TITLE:
Analysis of Working Capital Sources on Firm Innovation, and Labor Productivity among Manufacturing Firms in DR Congo
AUTHORS:
Michael Asiedu, Sabi Couscous Mouhamadou Nazirou, Dalal Subhi Mousa, Soazafy Joyce Sabrina, Asamoah Achia Rosemary
KEYWORDS:
Firm Innovation, Productivity, Propensity Score Matching, Research and Development, Working Capital
JOURNAL NAME:
Journal of Financial Risk Management,
Vol.10 No.2,
June
30,
2021
ABSTRACT: This study identifies the relevant sources of firm working capital and examines their interrelationship with innovation activities and labor productivity among 529 manufacturing firms in DR Congo using the 2013 Enterprise Survey Database. We identify external funding sources as the most crucial funding source for innovation activities among manufacturing firms in DR Congo.

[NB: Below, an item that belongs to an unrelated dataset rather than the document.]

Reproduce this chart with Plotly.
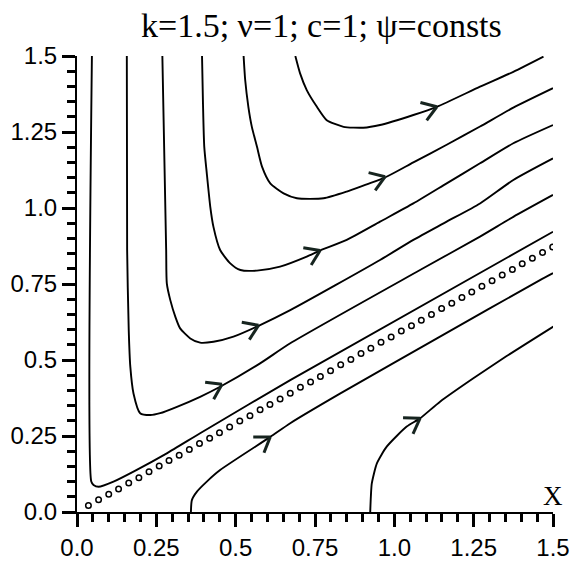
import numpy as np
import plotly.graph_objects as go

# ---------------- data ----------------
T1_x = [0.688, 0.703, 0.724, 0.756, 0.787, 0.840, 0.902, 0.955, 1.060, 1.134, 1.270, 1.375, 1.470]
T1_y = [1.500, 1.443, 1.388, 1.333, 1.289, 1.267, 1.264, 1.273, 1.306, 1.333, 1.399, 1.448, 1.498]

T2_x = [0.525, 0.530, 0.540, 0.551, 0.567, 0.583, 0.609, 0.651, 0.693, 0.777, 0.850, 0.913, 0.970,
        1.060, 1.165, 1.270, 1.375, 1.500]
T2_y = [1.500, 1.421, 1.333, 1.267, 1.202, 1.136, 1.081, 1.048, 1.032, 1.032, 1.054, 1.078, 1.100,
        1.150, 1.208, 1.268, 1.330, 1.394]

T3_x = [0.394, 0.397, 0.401, 0.409, 0.420, 0.430, 0.451, 0.483, 0.515, 0.567, 0.640, 0.724, 0.766,
        0.850, 0.955, 1.060, 1.165, 1.270, 1.375, 1.500]
T3_y = [1.500, 1.344, 1.202, 1.114, 1.004, 0.938, 0.862, 0.818, 0.796, 0.794, 0.807, 0.840, 0.860,
        0.895, 0.955, 1.015, 1.081, 1.147, 1.213, 1.273]

T4_x = [0.269, 0.281, 0.283, 0.294, 0.310, 0.325, 0.357, 0.388, 0.430, 0.493, 0.577, 0.672, 0.955,
        1.060, 1.165, 1.270, 1.375, 1.500]
T4_y = [1.500, 0.862, 0.752, 0.697, 0.642, 0.604, 0.571, 0.557, 0.560, 0.577, 0.615, 0.664, 0.829,
        0.895, 0.955, 1.015, 1.092, 1.163]

T5_x = [0.157, 0.158, 0.163, 0.168, 0.178, 0.199, 0.231, 0.262, 0.315, 0.388, 0.451, 0.577, 0.672,
        1.081, 1.270, 1.375, 1.500]
T5_y = [1.500, 0.862, 0.599, 0.478, 0.390, 0.325, 0.319, 0.325, 0.346, 0.379, 0.412, 0.489, 0.555,
        0.796, 0.906, 0.971, 1.043]

T6_x = [0.047, 0.045, 0.052, 0.068, 0.115, 0.178, 0.283, 0.388, 0.672, 1.500]
T6_y = [1.500, 0.100, 0.089, 0.083, 0.100, 0.133, 0.193, 0.259, 0.434, 0.922]

B1_x = [0.359, 0.362, 0.378, 0.409, 0.451, 0.609, 0.672, 0.830, 1.144, 1.459, 1.500]
B1_y = [0.000, 0.039, 0.067, 0.100, 0.138, 0.247, 0.292, 0.390, 0.577, 0.763, 0.786]

B2_x = [0.924, 0.926, 0.929, 0.945, 0.976, 1.039, 1.081, 1.144, 1.249, 1.354, 1.501]
B2_y = [0.000, 0.050, 0.094, 0.160, 0.215, 0.281, 0.308, 0.363, 0.440, 0.513, 0.610]

# separatrix (dotted line of small open circles)
dots_x = [0.036, 0.068, 0.100, 0.131, 0.163, 0.195, 0.227, 0.259, 0.290, 0.322, 0.354, 0.386,
          0.418, 0.449, 0.481, 0.513, 0.545, 0.577, 0.608, 0.640, 0.672, 0.704, 0.736, 0.767,
          0.799, 0.831, 0.863, 0.895, 0.926, 0.958, 0.990, 1.022, 1.054, 1.085, 1.117, 1.149,
          1.181, 1.213, 1.244, 1.276, 1.308, 1.340, 1.372, 1.403, 1.435, 1.467, 1.499]
dots_y = [0.021, 0.040, 0.058, 0.076, 0.095, 0.113, 0.132, 0.151, 0.169, 0.187, 0.206, 0.225,
          0.243, 0.261, 0.280, 0.299, 0.317, 0.336, 0.354, 0.372, 0.391, 0.410, 0.428, 0.446,
          0.465, 0.484, 0.502, 0.521, 0.539, 0.558, 0.576, 0.595, 0.613, 0.631, 0.650, 0.669,
          0.687, 0.706, 0.724, 0.743, 0.761, 0.780, 0.798, 0.817, 0.835, 0.854, 0.872]

# arrow tips on the streamlines (curve name, x, y)
arrow_curve = ["T1", "T2", "T3", "T4", "T5", "B1", "B2"]
arrow_x = [1.134, 0.971, 0.766, 0.572, 0.457, 0.609, 1.081]
arrow_y = [1.333, 1.103, 0.860, 0.614, 0.420, 0.247, 0.308]

major_step = 0.25
minor_step = 0.05
tick_alias = {"0": "0.0", "1": "1.0"}

title_text = "k=1.5; \u03bd=1; c=1; \u03c8=consts"

# ---------------- figure ----------------
W, H = 571, 562
ML, MR, MT, MB = 77, 18, 56, 50
XR = [0, 1.5]
YR = [0, 1.5]
sx = (W - ML - MR) / (XR[1] - XR[0])   # px per unit
sy = (H - MT - MB) / (YR[1] - YR[0])

curves = {"T1": (T1_x, T1_y), "T2": (T2_x, T2_y), "T3": (T3_x, T3_y),
          "T4": (T4_x, T4_y), "T5": (T5_x, T5_y), "T6": (T6_x, T6_y),
          "B1": (B1_x, B1_y), "B2": (B2_x, B2_y)}

fig = go.Figure()
for name, (cx, cy) in curves.items():
    fig.add_trace(go.Scatter(x=cx, y=cy, mode="lines", name=name,
                             line=dict(color="black", width=1.9, shape="spline", smoothing=0.6),
                             hoverinfo="skip", showlegend=False))

fig.add_trace(go.Scatter(x=dots_x, y=dots_y, mode="markers", showlegend=False,
                         marker=dict(symbol="circle-open", size=5.5, color="black",
                                     line=dict(color="black", width=1.5)),
                         hoverinfo="skip"))

# arrowheads (open chevrons) computed from the curve direction at each tip
ax_pts, ay_pts = [], []
L = 17.0
half = np.deg2rad(34)
for cname, tx, ty in zip(arrow_curve, arrow_x, arrow_y):
    cx = np.array(curves[cname][0]) * sx
    cy = np.array(curves[cname][1]) * sy
    px, py = tx * sx, ty * sy
    best, bd = 0, 1e18
    for i in range(len(cx) - 1):
        mx, my = (cx[i] + cx[i + 1]) / 2, (cy[i] + cy[i + 1]) / 2
        d = (mx - px) ** 2 + (my - py) ** 2
        if d < bd:
            bd, best = d, i
    dx, dy = cx[best + 1] - cx[best], cy[best + 1] - cy[best]
    n = np.hypot(dx, dy)
    rx, ry = -dx / n, -dy / n
    for s in (half, -half):
        ex = rx * np.cos(s) - ry * np.sin(s)
        ey = rx * np.sin(s) + ry * np.cos(s)
        ax_pts += [tx + L * ex / sx, tx, None]
        ay_pts += [ty + L * ey / sy, ty, None]

fig.add_trace(go.Scatter(x=ax_pts, y=ay_pts, mode="lines", showlegend=False,
                         line=dict(color="#16241f", width=3), hoverinfo="skip"))

axis_common = dict(
    showgrid=False, zeroline=False, showline=True, linecolor="black", linewidth=2,
    ticks="outside", ticklen=13, tickwidth=2.5, tickcolor="black",
    tickmode="linear", tick0=0, dtick=major_step, labelalias=tick_alias,
    tickfont=dict(family="Liberation Sans, Arial, sans-serif", size=24, color="black"),
    minor=dict(ticks="outside", ticklen=8, tickwidth=2.5, tickcolor="black", dtick=minor_step),
    automargin=False,
)

fig.update_layout(
    template="none",
    width=W, height=H,
    margin=dict(l=ML, r=MR, t=MT, b=MB, pad=0),
    paper_bgcolor="white", plot_bgcolor="white",
    xaxis=dict(range=XR, **axis_common),
    yaxis=dict(range=YR, **axis_common),
    showlegend=False,
)

fig.add_annotation(text=title_text, xref="paper", yref="paper",
                   x=(321 - ML) / (W - ML - MR), y=1 + (MT - 25) / (H - MT - MB),
                   xanchor="center", yanchor="middle", showarrow=False,
                   font=dict(family="Liberation Serif, Times New Roman, serif", size=34, color="black"))

fig.add_annotation(text="X", xref="x", yref="y", x=1.5, y=0.053,
                   xanchor="center", yanchor="middle", showarrow=False,
                   font=dict(family="Liberation Serif, Times New Roman, serif", size=27, color="black"))

fig.write_html("out.html")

We further establish a transmission mechanism of firm innovation through the availability of an active line of credit on firm productivity. Productive firms rely mainly on external funding for their innovation activities. We also show by the technique of propensity score matching, that the Average Treatment Effect (ATE) of R&D spending is positive and statistically significant at 5%. R&D spending impacts labour productivity by nearly 53% higher for firms with R&D spending in the last three (3) years than their counterparts. Similarly, the Average Treatment Effect on the Treated (ATET) is positive and statistically significant at 5%. We report an overwhelming 112% positive effect of R&D spending in the last three (3) years on firm productivity for the treatment group. Further analysis of the business environment shows that the absence of adequately educated labor force, obstacles associated with access to land, illegal activities of competitors, political instability, corruption, and obstacles encountered by firms from the courts and legal systems negatively affects firm productivity. Our key policy recommendation includes: 1) the need for an immediate robust and efficient financial market to channel funding to manufacturing firms, and 2) firm innovation should be the underlying factor in capital allocation.